Vox, an online news outlet that specializes in analysis of
public policy, says this is the Rubik's cube McConnell has.
Paul, a deficit hawk, doesn't like such dealing. "The bill is just being lit up like a Christmas tree full of billion-dollar ornaments, and it's not repeal," he said on "Fox News Sunday."

Paul has "sounded open" to the idea of keeping the 3.8 percent net investment tax on families earning more than $250,000, McAuliff reports. "Sen. Bob Corker, a Tennessee Republican, said that based on a meeting he had with McConnell late Wednesday, he expects the party’s Senate leaders will scrap their effort to repeal that tax," Bloomberg News reports. Corker said, “The initial draft bill really didn’t provide an opportunity for low-income citizens to buy health care that actually covered them, so that equation is going to change.”

That could blunt partisan opposition to the bill. "Democrats are united around a single political message, that the bill will give tax breaks to the rich while taking healthcare away coverage for the poor," The Hill reports. "The money saved from preserving the tax could allow Republicans to increase the financial assistance for lower-income people."

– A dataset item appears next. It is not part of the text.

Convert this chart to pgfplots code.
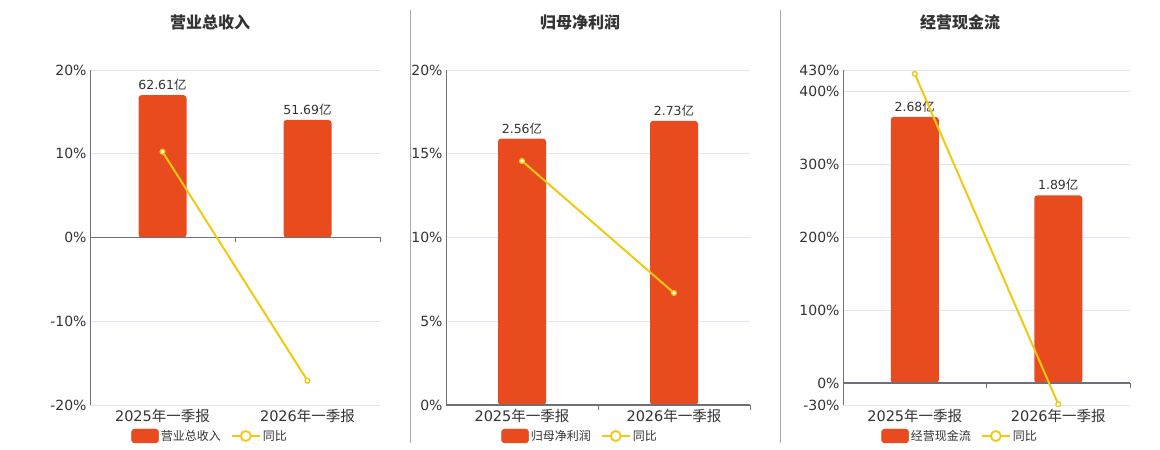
\documentclass[border=0pt]{standalone}
\usepackage{pgfplots}
\pgfplotsset{compat=1.18}
\usepackage{fontspec}
\setmainfont{DejaVu Sans}
\newfontfamily\cjk{Noto Sans CJK SC}
\definecolor{barc}{HTML}{E84C1E}
\definecolor{linec}{HTML}{F2C811}
\definecolor{gridc}{HTML}{E0E6F1}
\definecolor{axc}{HTML}{6E7079}
\definecolor{txt}{HTML}{333333}
\definecolor{divc}{HTML}{AAAAAA}

\pgfplotstableread{
x v lab
0 62.61 62.61
1 51.69 51.69
}\barA
\pgfplotstableread{
x v
0 10.24
1 -17.1
}\lineA
\pgfplotstableread{
x v lab
0 2.56 2.56
1 2.73 2.73
}\barB
\pgfplotstableread{
x v
0 14.57
1 6.69
}\lineB
\pgfplotstableread{
x v lab
0 2.68 2.68
1 1.89 1.89
}\barC
\pgfplotstableread{
x v
0 424.7
1 -28.9
}\lineC

\pgfplotsset{
  panel/.style={scale only axis, height=335pt, xmin=-0.5, xmax=1.5, clip=false,
    anchor=south west},
  gridax/.style={panel, axis line style={draw=none}, tick style={draw=none},
    ymajorgrids, grid style={gridc, line width=0.8pt},
    xtick={0,1}, xticklabels={{2025\cjk 年一季报},{2026\cjk 年一季报}},
    tick label style={font=\fontsize{14}{16}\selectfont, text=txt},
    xticklabel style={yshift=-1pt, font=\fontsize{14.5}{16}\selectfont}},
  barax/.style={panel, hide axis, ybar, bar width=48pt,
    point meta=explicit symbolic,
    nodes near coords={\pgfplotspointmeta{\cjk 亿}},
    every node near coord/.append style={font=\fontsize{12.5}{14}\selectfont, text=txt, yshift=1pt}},
  lineax/.style={panel, hide axis,
    legend columns=2,
    legend style={draw=none, fill=none, font=\fontsize{12}{14}\selectfont\cjk, text=txt,
      anchor=center, /tikz/every even column/.append style={column sep=8pt},
      inner sep=0pt}},
  yoyline/.style={linec, line width=2pt, mark=*, mark size=2.4pt,
    mark options={fill=white, draw=linec, line width=1.3pt},
    legend image code/.code={
      \draw[linec, line width=2pt] (0pt,0pt) -- (28pt,0pt);
      \draw[linec, line width=1.8pt, fill=white] (14pt,0pt) circle (5pt);}},
  barleg/.style={legend image code/.code={
      \fill[barc, rounded corners=3pt] (0pt,-7pt) rectangle (27pt,7pt);}},
}

\begin{document}
\begin{tikzpicture}
\useasboundingbox (0pt,0pt) rectangle (1160pt,450pt);
% dividers
\draw[divc, line width=1pt] (410.5pt,440pt) -- (410.5pt,7pt);
\draw[divc, line width=1pt] (780.5pt,440pt) -- (780.5pt,7pt);
% titles
\node[font=\fontsize{16}{18}\selectfont\cjk\bfseries, text=txt] at (210pt,428pt) {营业总收入};
\node[font=\fontsize{16}{18}\selectfont\cjk\bfseries, text=txt] at (580pt,428pt) {归母净利润};
\node[font=\fontsize{16}{18}\selectfont\cjk\bfseries, text=txt] at (960pt,428pt) {经营现金流};

% ===== Panel 1 =====
\begin{axis}[gridax, at={(90pt,45pt)}, width=290pt, ymin=-20, ymax=20,
  ytick={-20,-10,0,10,20}, yticklabels={-20\%,-10\%,0\%,10\%,20\%}]
\end{axis}
\begin{axis}[barax, at={(90pt,45pt)}, width=290pt, ymin=-73.66, ymax=73.66]
\addplot[fill=barc, draw=none, rounded corners=3pt] table[x=x, y=v, meta=lab] {\barA};
\end{axis}
\begin{axis}[lineax, at={(90pt,45pt)}, width=290pt, ymin=-20, ymax=20,
  legend style={at={(0.414,-0.0925)}}]
\draw[axc, line width=1pt] (axis cs:-0.5,-20) -- (axis cs:-0.5,20);
\draw[axc, line width=1.5pt] (axis cs:-0.5,0) -- (axis cs:1.5,0);
\draw[axc, line width=1pt] (axis cs:0.5,0) -- ++(0pt,-5pt);
\draw[axc, line width=1pt] (axis cs:1.5,0) -- ++(0pt,-5pt);
\addlegendimage{barleg}
\addlegendentry{营业总收入}
\addplot[yoyline] table[x=x, y=v] {\lineA};
\addlegendentry{同比}
\end{axis}

% ===== Panel 2 =====
\begin{axis}[gridax, at={(446pt,45pt)}, width=304pt, ymin=0, ymax=20,
  ytick={0,5,10,15,20}, yticklabels={0\%,5\%,10\%,15\%,20\%}]
\end{axis}
\begin{axis}[barax, at={(446pt,45pt)}, width=304pt, ymin=0, ymax=3.219]
\addplot[fill=barc, draw=none, rounded corners=3pt] table[x=x, y=v, meta=lab] {\barB};
\end{axis}
\begin{axis}[lineax, at={(446pt,45pt)}, width=304pt, ymin=0, ymax=20,
  legend style={at={(0.441,-0.0925)}}]
\draw[axc, line width=1pt] (axis cs:-0.5,0) -- (axis cs:-0.5,20);
\draw[axc, line width=1.5pt] (axis cs:-0.5,0) -- (axis cs:1.5,0);
\draw[axc, line width=1pt] (axis cs:0.5,0) -- ++(0pt,-5pt);
\draw[axc, line width=1pt] (axis cs:1.5,0) -- ++(0pt,-5pt);
\addlegendimage{barleg}
\addlegendentry{归母净利润}
\addplot[yoyline] table[x=x, y=v] {\lineB};
\addlegendentry{同比}
\end{axis}

% ===== Panel 3 =====
\begin{axis}[gridax, at={(843pt,45pt)}, width=287pt, ymin=-30, ymax=430,
  ytick={-30,0,100,200,300,400,430}, yticklabels={-30\%,0\%,100\%,200\%,300\%,400\%,430\%}]
\end{axis}
\begin{axis}[barax, at={(843pt,45pt)}, width=287pt, ymin=-0.220, ymax=3.152]
\addplot[fill=barc, draw=none, rounded corners=3pt] table[x=x, y=v, meta=lab] {\barC};
\end{axis}
\begin{axis}[lineax, at={(843pt,45pt)}, width=287pt, ymin=-30, ymax=430,
  legend style={at={(0.408,-0.0925)}}]
\draw[axc, line width=1pt] (axis cs:-0.5,-30) -- (axis cs:-0.5,430);
\draw[axc, line width=1.5pt] (axis cs:-0.5,0) -- (axis cs:1.5,0);
\draw[axc, line width=1pt] (axis cs:0.5,0) -- ++(0pt,-5pt);
\draw[axc, line width=1pt] (axis cs:1.5,0) -- ++(0pt,-5pt);
\addlegendimage{barleg}
\addlegendentry{经营现金流}
\addplot[yoyline] table[x=x, y=v] {\lineC};
\addlegendentry{同比}
\end{axis}
\end{tikzpicture}
\end{document}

The prospect of losing a tax cut did not please conservative groups, which are "targeting individual senators and threatening political consequences if the GOP falls short of fully repealing Obamacare," reports Adam Cancryn of Politico.

"After seven years of promising to repeal and replace former President Barack Obama's law, they risk political disaster if they don't deliver," writes Erica Werner, chief congressional reporter for The Associated Press. Columnist Michael Cohen of The Boston Globe says the bill is in trouble due to McConnell's "strategic failures" and "the resoluteness of Republican moderates." He adds, "Doing things in the Senate is a heck of a lot more difficult than stopping them. Indeed, McConnell’s strategy of writing the bill in secret has badly backfired."

McAuliff writes, "There are some other levers McConnell has, but they are issues unrelated to the health bill. McConnell and senators would have to act as if it is not quid pro quo," Latin for "this for that."

In what amounts to an updated profile of McConnell, Washington Post Senior Editor Marc Fisher and reporter Sean Sullivan write, "Fueled by a lifelong quest for tactical advantage rather than by any enduring ideological flame, McConnell had long hoped for this chance, finally, well into his fourth decade in the Senate, to make big things happen, just like his role model, Mike Mansfield, the 1960s and ’70s leader who presided over a generation of Democratic policy initiatives that reshaped the nation.

"But now, after many years of goal-line stands, McConnell is under pressure to put some points on the board on big-ticket issues such as health, tax reform and infrastructure. Whether he can do that will depend on his ability to pivot from blocking to building. For decades, McConnell has been celebrated (and bashed) as an obstructionist, a leader who was effective at derailing the other side’s initiatives, without much of a track record in achieving big things for his own team."